В «Загадке Богдановича» он не просто утолил на какое-то время свою жажду поэзии мысли. Он написал о Богдановиче, кроме всего, еще и с такой духов­ной сосредоточенностью, с такой ху­дожественно-исследовательской заинтере­сованностью, что за всеми поставленными им перед собой задачами увиделась еще одна: через свое понимание поэта глубже понять и саму эту свою заинтересованность, лично-художническую настроенность на его, Богдановича, поэтический голос и мысль.

Творческие приобретения писателя в «Загадке Богдановича» и его собственная поэтическая практика конца 60-х и нача­ла 70-х годов, в «подтексте» которой и раздумье о своем дальнейшем пути,— все это не могло не повлиять как на круг тем, выбранных для «Смаления вепря», так и на художественное решение их в этом, од­ном из самых значительных произведений Стрельцова.

Здесь органично, без каких-нибудь сты­ков или швов соединены в одно много­значное целое темы художника и родной его почвы, творчества и человеческого дол­га, духовного становления личности и воз­можных, а может, и неизбежных потерь на этом пути.

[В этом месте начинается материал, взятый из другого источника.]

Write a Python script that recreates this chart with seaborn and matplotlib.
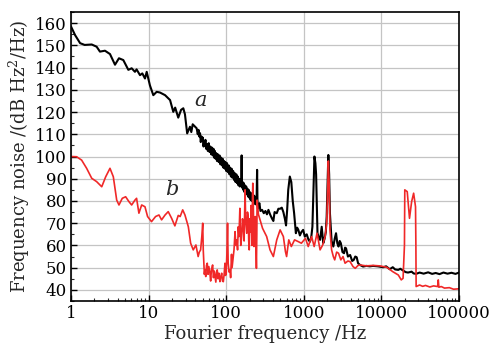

И все, взятое вместе, уже введено, по сути, в русло той большой темы, которая во второй половине 70-х и в начале 80-х годов отчетливо слышалась в литературе как тема памяти и в то же время «проща­ния». В том, как звучит эта тема в белорус­ской прозе, есть акценты, которые придал ей только Стрельцов. У него сложность процессов «прощания-памяти» выражена и через моральное самоощущение творческой личности, художника Обстоятельство не­маловажное, особенно когда речь заходит о том, что белорусская литература — это преимущественно литература о деревне.